YOUR TASK: Write out only the lines from the start of the entries up to and including the line with "from matplotlib.path import Path"; please skip the pictures.

┄┄┄┄┄┄┄┄┄┄

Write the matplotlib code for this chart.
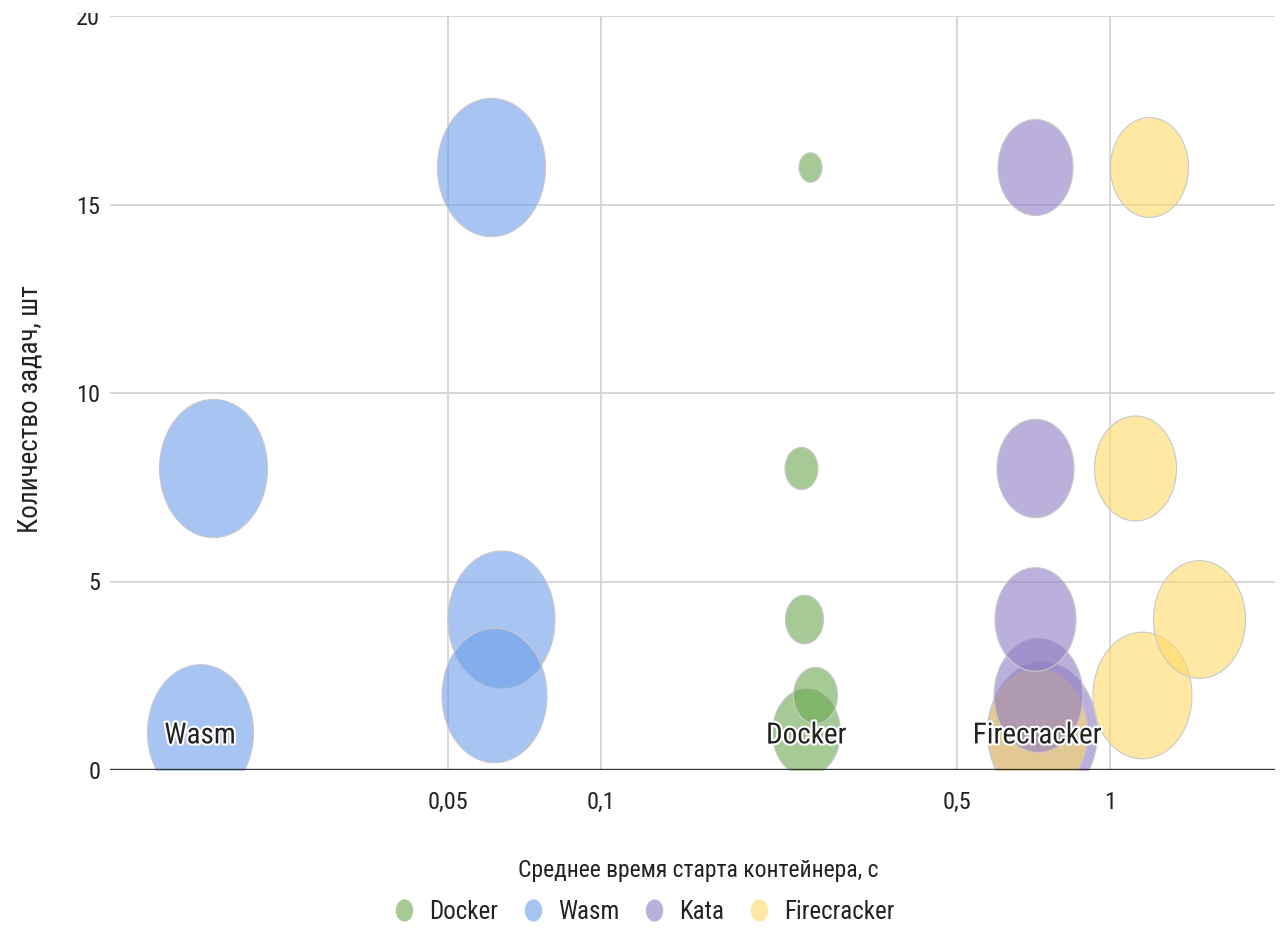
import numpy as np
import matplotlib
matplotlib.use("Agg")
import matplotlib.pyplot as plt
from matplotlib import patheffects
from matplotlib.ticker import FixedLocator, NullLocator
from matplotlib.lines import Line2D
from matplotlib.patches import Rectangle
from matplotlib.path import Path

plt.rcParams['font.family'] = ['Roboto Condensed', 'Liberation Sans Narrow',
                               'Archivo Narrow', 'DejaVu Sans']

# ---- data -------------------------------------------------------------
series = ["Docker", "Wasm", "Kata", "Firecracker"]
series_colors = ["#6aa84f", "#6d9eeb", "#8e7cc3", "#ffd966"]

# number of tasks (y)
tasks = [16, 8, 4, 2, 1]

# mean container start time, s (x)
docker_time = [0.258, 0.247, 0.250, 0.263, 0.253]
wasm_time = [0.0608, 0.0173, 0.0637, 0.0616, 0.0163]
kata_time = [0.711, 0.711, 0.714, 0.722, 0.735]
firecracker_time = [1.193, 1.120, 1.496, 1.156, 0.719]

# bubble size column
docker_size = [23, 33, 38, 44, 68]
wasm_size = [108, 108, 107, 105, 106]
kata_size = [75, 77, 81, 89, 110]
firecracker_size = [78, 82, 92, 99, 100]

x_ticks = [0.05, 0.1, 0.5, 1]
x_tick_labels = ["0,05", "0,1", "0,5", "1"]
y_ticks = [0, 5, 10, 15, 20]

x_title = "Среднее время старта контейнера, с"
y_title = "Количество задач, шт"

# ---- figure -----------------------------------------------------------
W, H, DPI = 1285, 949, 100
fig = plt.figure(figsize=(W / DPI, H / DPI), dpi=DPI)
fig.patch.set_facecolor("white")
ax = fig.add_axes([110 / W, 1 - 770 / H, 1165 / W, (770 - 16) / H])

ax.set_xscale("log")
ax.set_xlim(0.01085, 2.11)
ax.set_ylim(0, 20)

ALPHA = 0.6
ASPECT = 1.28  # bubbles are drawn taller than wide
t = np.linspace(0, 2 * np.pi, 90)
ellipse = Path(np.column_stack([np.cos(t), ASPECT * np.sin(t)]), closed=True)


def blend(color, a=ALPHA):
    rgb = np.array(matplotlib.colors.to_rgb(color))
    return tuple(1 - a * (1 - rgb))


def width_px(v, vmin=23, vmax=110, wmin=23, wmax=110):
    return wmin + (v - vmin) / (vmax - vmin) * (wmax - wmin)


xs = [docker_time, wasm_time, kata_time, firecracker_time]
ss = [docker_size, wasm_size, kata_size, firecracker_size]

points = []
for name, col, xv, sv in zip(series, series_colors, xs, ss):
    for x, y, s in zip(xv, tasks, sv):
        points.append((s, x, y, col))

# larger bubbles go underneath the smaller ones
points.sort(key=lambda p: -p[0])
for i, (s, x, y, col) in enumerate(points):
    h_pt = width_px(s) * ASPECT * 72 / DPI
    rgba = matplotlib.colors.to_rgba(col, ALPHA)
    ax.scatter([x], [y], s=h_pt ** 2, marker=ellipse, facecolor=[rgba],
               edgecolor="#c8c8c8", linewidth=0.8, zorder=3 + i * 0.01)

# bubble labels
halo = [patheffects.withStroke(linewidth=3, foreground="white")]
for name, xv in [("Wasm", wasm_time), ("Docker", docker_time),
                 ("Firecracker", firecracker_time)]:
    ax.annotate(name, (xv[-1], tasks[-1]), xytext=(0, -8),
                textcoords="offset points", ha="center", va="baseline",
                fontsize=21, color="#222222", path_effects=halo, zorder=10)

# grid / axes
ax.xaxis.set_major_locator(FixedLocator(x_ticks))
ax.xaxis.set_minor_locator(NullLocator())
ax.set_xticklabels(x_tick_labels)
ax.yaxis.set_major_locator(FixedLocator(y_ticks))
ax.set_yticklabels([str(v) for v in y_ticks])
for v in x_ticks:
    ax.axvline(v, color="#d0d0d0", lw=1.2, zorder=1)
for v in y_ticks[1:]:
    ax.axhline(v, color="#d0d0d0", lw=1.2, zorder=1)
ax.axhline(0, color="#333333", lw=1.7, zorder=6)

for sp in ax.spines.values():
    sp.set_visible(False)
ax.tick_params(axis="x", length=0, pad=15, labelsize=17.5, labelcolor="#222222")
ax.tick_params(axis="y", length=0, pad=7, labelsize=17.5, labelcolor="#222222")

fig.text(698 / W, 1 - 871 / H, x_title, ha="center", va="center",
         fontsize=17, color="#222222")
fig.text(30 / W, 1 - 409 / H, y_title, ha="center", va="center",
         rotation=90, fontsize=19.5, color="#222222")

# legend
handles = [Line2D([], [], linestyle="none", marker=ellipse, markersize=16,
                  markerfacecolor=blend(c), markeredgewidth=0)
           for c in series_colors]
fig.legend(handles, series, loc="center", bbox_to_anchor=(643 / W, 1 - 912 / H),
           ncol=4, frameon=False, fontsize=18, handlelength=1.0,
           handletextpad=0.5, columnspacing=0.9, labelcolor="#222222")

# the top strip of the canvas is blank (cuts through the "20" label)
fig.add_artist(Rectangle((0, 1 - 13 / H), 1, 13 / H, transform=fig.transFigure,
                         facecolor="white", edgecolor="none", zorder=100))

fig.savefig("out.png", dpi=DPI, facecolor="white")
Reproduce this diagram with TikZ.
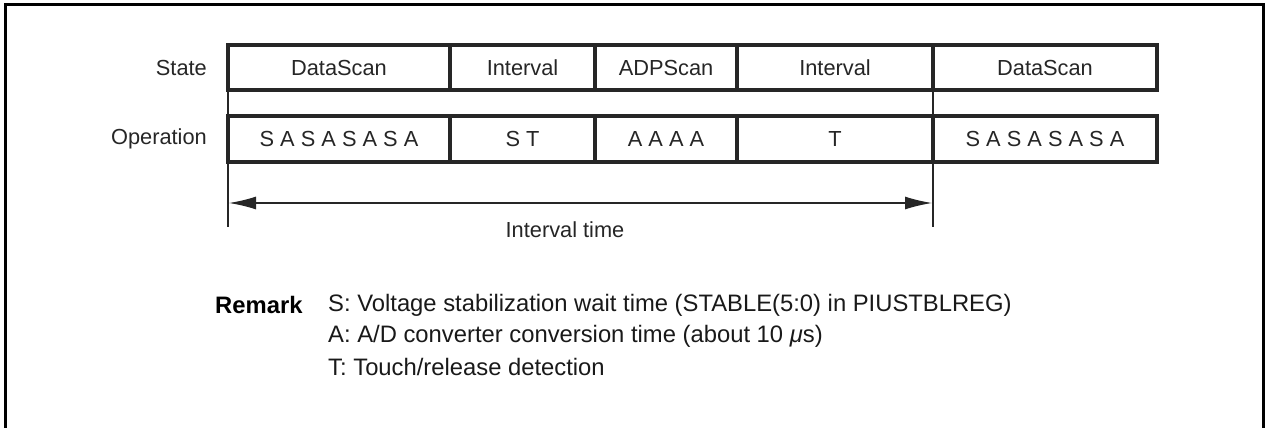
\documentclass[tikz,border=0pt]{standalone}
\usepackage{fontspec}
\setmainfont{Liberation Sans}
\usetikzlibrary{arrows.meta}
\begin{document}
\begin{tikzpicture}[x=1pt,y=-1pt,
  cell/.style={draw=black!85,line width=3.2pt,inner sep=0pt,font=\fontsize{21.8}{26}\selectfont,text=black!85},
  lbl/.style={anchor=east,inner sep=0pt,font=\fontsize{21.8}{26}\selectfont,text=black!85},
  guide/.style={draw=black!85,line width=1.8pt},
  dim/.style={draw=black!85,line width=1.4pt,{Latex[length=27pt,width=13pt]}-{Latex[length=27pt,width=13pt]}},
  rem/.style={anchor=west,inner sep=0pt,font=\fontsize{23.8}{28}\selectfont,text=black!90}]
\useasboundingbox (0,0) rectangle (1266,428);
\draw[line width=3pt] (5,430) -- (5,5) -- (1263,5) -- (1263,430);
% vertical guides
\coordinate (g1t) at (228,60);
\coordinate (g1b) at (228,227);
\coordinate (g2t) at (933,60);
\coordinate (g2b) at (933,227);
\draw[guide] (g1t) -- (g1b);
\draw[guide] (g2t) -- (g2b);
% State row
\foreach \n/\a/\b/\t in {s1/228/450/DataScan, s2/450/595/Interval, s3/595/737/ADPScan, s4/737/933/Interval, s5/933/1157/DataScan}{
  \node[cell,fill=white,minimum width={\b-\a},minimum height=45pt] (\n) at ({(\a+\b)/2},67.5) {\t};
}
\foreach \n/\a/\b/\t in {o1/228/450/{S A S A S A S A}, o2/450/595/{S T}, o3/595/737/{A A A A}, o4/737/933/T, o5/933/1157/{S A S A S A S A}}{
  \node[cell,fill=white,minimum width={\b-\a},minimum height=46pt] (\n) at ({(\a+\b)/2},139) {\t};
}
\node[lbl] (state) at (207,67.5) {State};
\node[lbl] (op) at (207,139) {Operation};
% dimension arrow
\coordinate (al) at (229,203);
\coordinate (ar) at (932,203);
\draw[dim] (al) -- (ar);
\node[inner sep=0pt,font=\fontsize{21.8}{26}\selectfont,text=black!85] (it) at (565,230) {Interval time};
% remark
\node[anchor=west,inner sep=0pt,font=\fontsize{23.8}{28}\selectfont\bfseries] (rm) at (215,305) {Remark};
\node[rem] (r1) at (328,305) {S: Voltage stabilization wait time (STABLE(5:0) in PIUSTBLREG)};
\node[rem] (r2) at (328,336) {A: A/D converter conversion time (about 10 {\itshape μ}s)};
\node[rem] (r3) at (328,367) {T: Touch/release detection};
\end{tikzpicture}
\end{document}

┄┄┄┄┄┄┄┄┄┄

WRITTEN SOLUTION:
Write the matplotlib code for this chart.
import numpy as np
import matplotlib
matplotlib.use("Agg")
import matplotlib.pyplot as plt
from matplotlib import patheffects
from matplotlib.ticker import FixedLocator, NullLocator
from matplotlib.lines import Line2D
from matplotlib.patches import Rectangle
from matplotlib.path import Path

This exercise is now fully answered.